Dreaming neural networks: Rigorous results

01 Pubblicazione su rivista
Agliari E., Alemanno F., Barra A., Fachechi A.
ISSN: 1742-5468

Recently, a daily routine for associative neural networks has been proposed: the network Hebbian-learns during the awake state (thus behaving as a standard Hopfield model), then, during its sleep state, it consolidates pure patterns and removes spurious ones, optimizing information storage: this forces the synaptic matrix to collapse to the projector one (ultimately approaching the Kanter-Sompolinsky model), allowing for the maximal critical capacity (for symmetric interactions). So far, this emerging picture (as well as the bulk of papers on unlearning techniques) was supported solely by non-rigorous routes, e.g. replica-trick analysis and numerical simulations, while here we rely on Guerra's interpolation techniques and we extend the generalized stochastic stability approach to the case. Focusing on the replica-symmetric scenario (where the previous investigations lie), the former picture is entirely confirmed.
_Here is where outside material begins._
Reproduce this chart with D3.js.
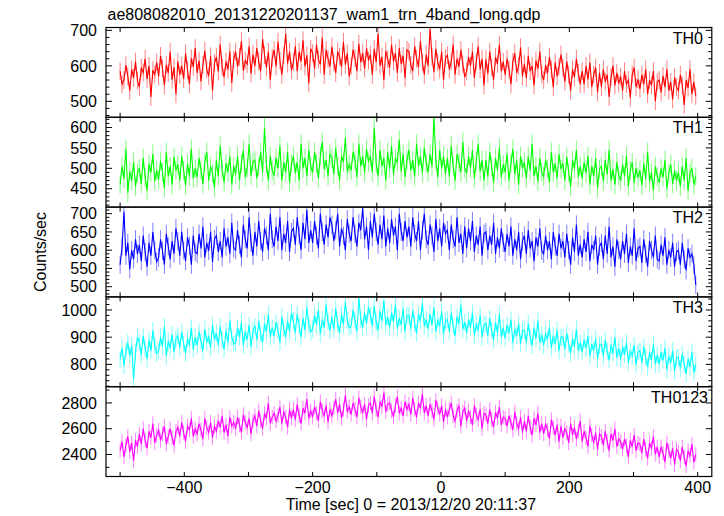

Further, we develop a fluctuation analysis to check where ergodicity is broken (an analysis absent in previous investigations). Remarkably, we find that, as long as the network is awake, ergodicity is bounded by the Amit-Gutfreund-Sompolinsky critical line (as it should), but, as the network sleeps, spin-glass states are destroyed and both the retrieval and the ergodic region get wider. Thus, after a whole sleeping session, the solely surviving regions are the retrieval and ergodic ones, in such a way that the network achieves a perfect retrieval regime.